I also love using props as proxies: a shared cup of tea cooling between them, a ribbon tangled on a fence, a lantern that casts a private pool of light. Those things stand in for more explicit action and let your imagination do the rest. It feels warm and a little mischievous, and I often find those understated moments the most satisfying to write and to re-read.
Hazel
Hazel
2025-11-03 05:30:26
I get a kick out of how much can be said without naming it. Gardens are perfect for that because they're noisy and private at the same time: rustling leaves, the distant hum of the city, the sudden aroma of jasmine. I like to let those sensory details do the talking. A blush shown by a sudden attention to the back of a neck, fingers that brush against a palm while tending a rose, the shared joke that turns into a silence — these things tell you everything without spelling it out.
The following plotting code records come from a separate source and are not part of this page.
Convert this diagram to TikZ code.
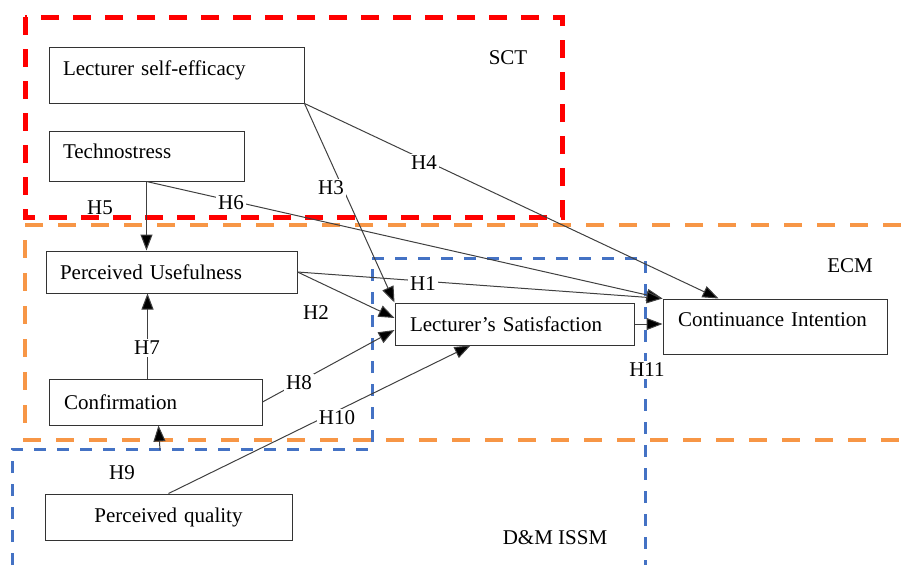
\documentclass[tikz,border=0pt]{standalone}
\usepackage{fontspec}
\setmainfont{Liberation Serif}
\usetikzlibrary{positioning, calc, arrows.meta}
\definecolor{ecmorange}{RGB}{247,150,70}
\definecolor{issmblue}{RGB}{68,114,196}

\begin{document}
\begin{tikzpicture}[x=1pt, y=-1pt,
  cons/.style={draw=black!80, line width=1pt, fill=white, rectangle, inner xsep=14pt, inner ysep=0pt,
    align=left, font=\fontsize{21}{24}\selectfont},
  hyp/.style={fill=white, inner sep=2pt, font=\fontsize{21}{24}\selectfont},
  link/.style={draw=black!75, line width=1pt, -{Triangle[length=16pt,width=12pt,fill=black]}}]
  \useasboundingbox (0,0) rectangle (901,565);

  % theory regions
  \draw[red, line width=5pt, dash pattern=on 18pt off 14pt] (25,17) rectangle (562,217);
  \draw[ecmorange, line width=4pt, dash pattern=on 18pt off 15pt] (901,225) -| (25,440) -- (901,440);
  \draw[issmblue, line width=3pt, dash pattern=on 12pt off 11pt] (12,565) |- (372,449) -- (372,258) -| (645,565);

  \node[cons, text width=227pt, minimum height=56pt, text depth=14pt] (selfeff) at (176.5,75) {Lecturer self-efficacy};
  \node[cons, text width=167pt, minimum height=50pt, text depth=10pt] (techno) at (146.5,156) {Technostress};
  \node[cons, text width=223pt, minimum height=42pt] (pu) at (171.5,272) {Perceived Usefulness};
  \node[cons, text width=183pt, minimum height=46pt, inner xsep=15pt] (confirm) at (155.5,402) {Confirmation};
  \node[cons, text width=219pt, minimum height=46pt, align=center] (pq) at (168.5,517) {Perceived quality};
  \node[cons, text width=209pt, minimum height=42pt, inner xsep=15pt] (sat) at (514.5,324) {Lecturer’s Satisfaction};
  \node[cons, text width=194pt, minimum height=55pt, inner xsep=15pt, text depth=13pt] (ci) at (775,326.5) {Continuance Intention};

  \coordinate (h9foot) at (160,450);

  \draw[link] (selfeff.south east) -- ([xshift=56pt]ci.north west);
  \draw[link] (selfeff.south east) -- (sat.north west);
  \draw[link] (techno.south) -- (ci.north west);
  \draw[link] (techno.south) -- (techno.south |- pu.north);
  \draw[link] (pu.east) -- (ci.north west);
  \draw[link] (pu.east) -- ([yshift=6pt]sat.west);
  \draw[link] (confirm.east) -- ([yshift=-6pt]sat.west);
  \draw[link] (pq.north) -- ([xshift=-44pt]sat.south);
  \draw[link] ([xshift=-8pt]confirm.north) -- ([xshift=-24pt]pu.south);
  \draw[link] (h9foot) -- ([xshift=3pt]confirm.south);
  \draw[link] (sat.east) -- (sat.east -| ci.west);

  % hypothesis labels
  \node[hyp] (h1) at (423,284) {H1};
  \node[hyp, fill=none] (h2) at (316,313) {H2};
  \node[hyp] (h3) at (331,188) {H3};
  \node[hyp] (h4) at (424,163) {H4};
  \node[hyp, fill=none] (h5) at (100,208) {H5};
  \node[hyp] (h6) at (231,203) {H6};
  \node[hyp] (h7) at (147,348) {H7};
  \node[hyp] (h8) at (299,383) {H8};
  \node[hyp, fill=none] (h9) at (122,473) {H9};
  \node[hyp] (h10) at (337,418) {H10};
  \node[hyp] (h11) at (647,370) {H11};

  \node[hyp, fill=none] (sct) at (508,58) {SCT};
  \node[hyp, fill=none] (ecm) at (850,266) {ECM};
  \node[hyp, fill=none] (issm) at (555,538) {D\&M ISSM};
\end{tikzpicture}
\end{document}
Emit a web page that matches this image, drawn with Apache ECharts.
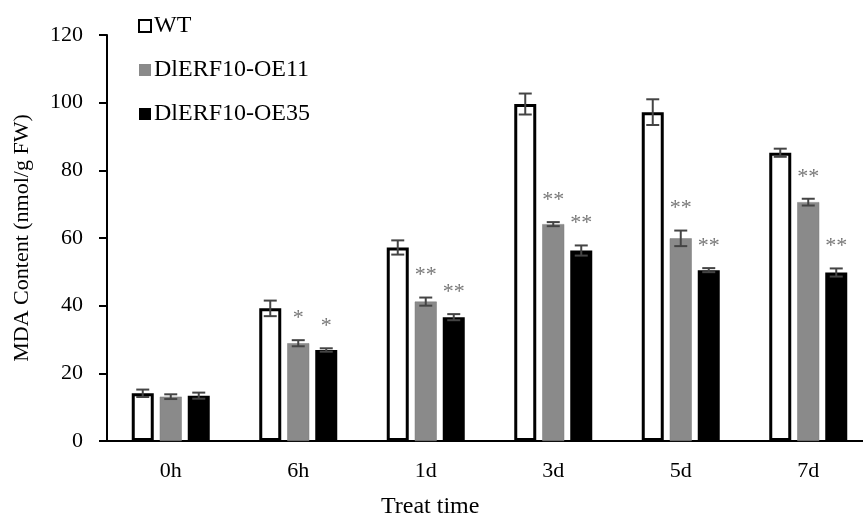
<!DOCTYPE html>
<html>
<head>
<meta charset="utf-8">
<script src="https://cdn.jsdelivr.net/npm/echarts@6/dist/echarts.min.js"></script>
<style>html,body{margin:0;padding:0;background:#fff;}#c{width:863px;height:514px;}</style>
</head>
<body>
<div id="c"></div>
<script>
var categories = ['0h', '6h', '1d', '3d', '5d', '7d'];
var seriesNames = ['WT', 'DlERF10-OE11', 'DlERF10-OE35'];
var wt = [14.1, 39.2, 57.2, 99.6, 97.2, 85.2];
var wtErr = [1.1, 2.3, 2.1, 3.1, 3.8, 1.2];
var oe11 = [13.1, 28.9, 41.2, 64.1, 59.9, 70.6];
var oe11Err = [0.7, 0.9, 1.2, 0.6, 2.3, 1.0];
var oe35 = [13.4, 26.9, 36.6, 56.3, 50.5, 49.8];
var oe35Err = [0.9, 0.5, 0.9, 1.5, 0.6, 1.2];
var wtSig = ['', '', '', '', '', ''];
var oe11Sig = ['', '*', '**', '**', '**', '**'];
var oe35Sig = ['', '*', '**', '**', '**', '**'];
var yTicks = [0, 20, 40, 60, 80, 100, 120];

var FONT = '"Liberation Serif", "Times New Roman", serif';
var BAR_W = 22, BAR_GAP = 6;
var values = [wt, oe11, oe35];
var errs = [wtErr, oe11Err, oe35Err];
var sigs = [wtSig, oe11Sig, oe35Sig];
var styles = [
  {color: '#ffffff', borderColor: '#000000', borderWidth: 3},
  {color: '#8a8a8a', borderColor: '#7a7a7a', borderWidth: 0.5},
  {color: '#000000', borderColor: '#000000', borderWidth: 0}
];

var series = [];
seriesNames.forEach(function (name, i) {
  series.push({
    name: name, type: 'bar', barWidth: BAR_W, barGap: (BAR_GAP / BAR_W * 100) + '%',
    itemStyle: styles[i], data: values[i], z: 2
  });
});
seriesNames.forEach(function (name, i) {
  var data = categories.map(function (c, k) { return [k, values[i][k], errs[i][k], sigs[i][k]]; });
  series.push({
    type: 'custom', z: 5, silent: true,
    data: data,
    renderItem: function (params, api) {
      var k = api.value(0), v = api.value(1), e = api.value(2);
      var sig = data[params.dataIndex][3];
      var off = (i - 1) * (BAR_W + BAR_GAP);
      var top = api.coord([k, v + e]);
      var bot = api.coord([k, v - e]);
      var x = top[0] + off;
      var cap = 6.5;
      var ls = {stroke: '#444444', lineWidth: 2};
      var children = [
        {type: 'line', shape: {x1: x, y1: top[1], x2: x, y2: bot[1]}, style: ls},
        {type: 'line', shape: {x1: x - cap, y1: top[1], x2: x + cap, y2: top[1]}, style: ls},
        {type: 'line', shape: {x1: x - cap, y1: bot[1], x2: x + cap, y2: bot[1]}, style: ls}
      ];
      if (sig) {
        children.push({type: 'text', style: {text: sig, x: x, y: top[1] - 22, align: 'center', verticalAlign: 'middle',
          font: '22px ' + FONT, fill: '#777777'}});
      }
      return {type: 'group', children: children};
    }
  });
});

var chart = echarts.init(document.getElementById('c'));
chart.setOption({
  animation: false,
  backgroundColor: '#ffffff',
  grid: {left: 107, top: 35, width: 765, height: 406, containLabel: false, outerBoundsMode: 'none'},
  legend: {
    orient: 'vertical', left: 133, top: 9, itemWidth: 12, itemHeight: 12, itemGap: 20,
    data: seriesNames.map(function (n, i) {
      return {name: n, icon: 'rect', itemStyle: i === 0 ? {borderWidth: 2, borderColor: '#000'} : {borderWidth: 0}};
    }),
    textStyle: {fontFamily: FONT, fontSize: 24, color: '#000', padding: [0, 0, 0, -2]},
    selectedMode: false
  },
  title: {
    text: 'Treat time', left: 376, top: 490,
    textStyle: {fontFamily: FONT, fontSize: 24, fontWeight: 'normal', color: '#000'}
  },
  xAxis: {
    type: 'category', data: categories,
    axisLine: {lineStyle: {color: '#000', width: 2}},
    axisTick: {show: false},
    axisLabel: {fontFamily: FONT, fontSize: 22, color: '#000', margin: 19}
  },
  yAxis: {
    type: 'value', min: 0, max: 120, interval: 20,
    name: 'MDA Content (nmol/g FW)', nameLocation: 'middle', nameGap: 74,
    nameTextStyle: {fontFamily: FONT, fontSize: 22, color: '#000'},
    axisLine: {show: true, lineStyle: {color: '#000', width: 2}},
    axisTick: {show: true, length: 8, lineStyle: {color: '#000', width: 2}},
    splitLine: {show: false},
    axisLabel: {fontFamily: FONT, fontSize: 22, color: '#000', margin: 24,
      formatter: function (v) { return yTicks.indexOf(v) >= 0 ? String(v) : ''; }}
  },
  series: series
});
</script>
</body>
</html>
Cinematically, it's about focus and cutaways. Close-ups on hands, a long shot that makes figures small under an archway, the soundtrack of frogs and wind — all of that implies closeness. Pacing matters too: short sentences to quicken the heartbeat, longer ones to luxuriate in the hush. Even the aftermath can be charged: a garden broom left leaning, a bench warmed by two bodies, petals stuck to a coat. Writing like that gives readers space to fill in the blanks, and I love watching how people's imaginations run wild from a few well-chosen images.